Norway's sovereign wealth fund is examining the operations of oil firm Total in Western Sahara, a disputed region of North Africa with a history of human rights abuses, to ascertain whether its activities there are unethical.
The $850-billion fund, which invests Norway's revenues from oil and gas for future generations, invests only in companies it considers ethical, and has black listed 63 firms, including makers of nuclear arms, anti-personnel landmines, cluster bombs and tobacco.
It is one of the world's largest investors, with holdings in 8,200 companies, including a 2.06 percent Total stake worth about $3 billion, which makes it the French company's fourth-biggest investor.
"We are following the work of Total in Western Sahara closely," said Ola Mestad, a law professor who has headed the Norwegian fund's ethics council since 2010.
Total told Reuters its "operations offshore in Western Sahara, as in other places where we operate, are in line with the applicable international laws and standards mentioned in our Code of Conduct, in particular those related to human rights".
Mestad said the main issue with Western Sahara, which Morocco and Algeria-backed separatists both claim, was ensuring that the interests of the local population, such as the Sahrawis - many of whom are either exiled or in refugee camps - are protected.

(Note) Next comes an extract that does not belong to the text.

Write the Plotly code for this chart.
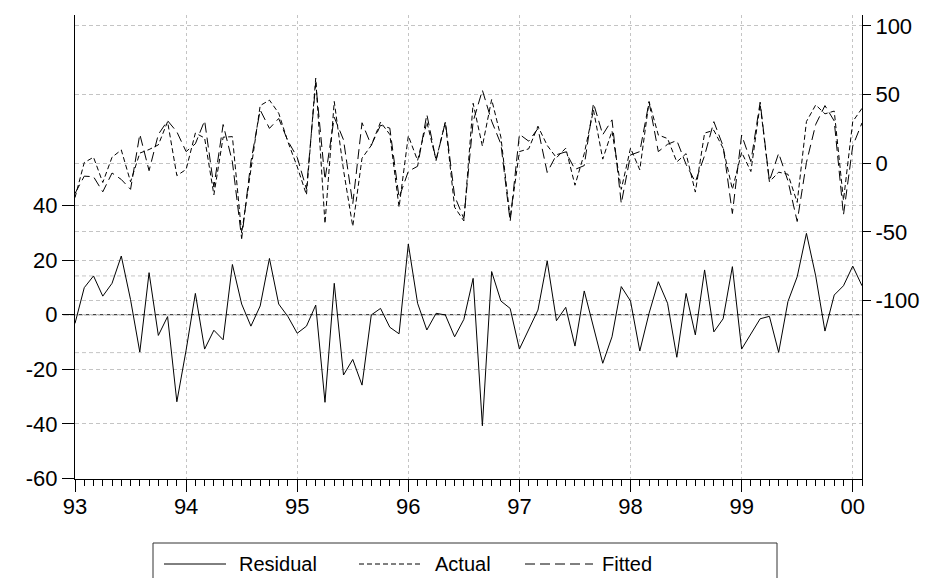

Total was awarded a licence to explore for oil and gas off Western Sahara in 2011 by Morocco, which annexed the region in 1975 after colonial power Spain withdrew, and fought a war with the separatists. In 1991, a U.N.-brokered ceasefire was reached on the understanding that a referendum would be held on the region's fate. That vote never took place.
Media reports and human rights organisations say the dispute has resulted in frequent abuses, including the displacement of tens of thousands of Sahrawi civilians.
The fund's council on ethics, which published its 2013 annual report on Wednesday, has recommended the fund drop its investments in companies in the past because of their involvement in Western Sahara.
In 2005 the fund sold its stake in oil company Kerr McGee, since the council considered its offshore exploration work there strengthened the claims of Morocco to sovereignty over the territory, a claim not recognised by the United Nations. Kerr McGee did not renew its contract the following year.
In 2011 the fund sold its shares in firms Potash Corporation of Saskatchewan and FMC Corporation for buying phosphate from Western Sahara.
In December Total signed a joint declaration with Morocco's National Bureau of Petroleum and Mines in which the latter emphasises its commitment to complying with the principles of the Charter of the United Nations.
Total also signed a memorandum of understanding setting out corporate social responsibility principles for the reconnaissance period and any subsequent phases.
Speaking at his office at the University of Oslo, lined with tomes on property, trade and E.U. law, Mestad said investors should be more aware of human rights issues when investing in a company, both for ethical reasons and because it can pose a risk to their investments.
In 2014 he said the council on ethics would also be looking at oil and gas firms operating in countries presenting a risk of corruption and could sell out of textile companies that violate workers' rights.
He said multinationals would probably not be directly responsible for the worst labour conditions, but their supply chains could harbour abuses.
"That is where there could be a relation between really bad conditions and a company in which we are invested in," he said.
He said the exclusion of firms by the fund could be expected this year due to corruption, the destruction of forests to set up plantations, and environmentally damaging fishing activity.
In 2013 the council looked at the oil and gas sector's involvement in Equatorial Guinea and whether it contributed to human rights violations.
In its report, the council said human rights were being violated since the country's revenues were not being used to improve the living conditions of the population.
"Given that this is thoroughly documented in various public reports, this is something that the companies know about. On the other hand, the companies cannot be said to have a significant degree of control over the situation."
As a result, and given the fund's high threshold for exclusions, the council did not recommend disinvestments.
The fund also looked at labour conditions in the consumer electronics industry in China.
"In this sector, many of the larger companies seemed to be more aware of their responsibilities. Companies that had previously been strongly criticised appeared to have improved their working conditions," the report said.
The ethics council is independent of the management of the fund. It makes recommendations to Norway's finance ministry about the investments, which then instructs management to act on those recommendations.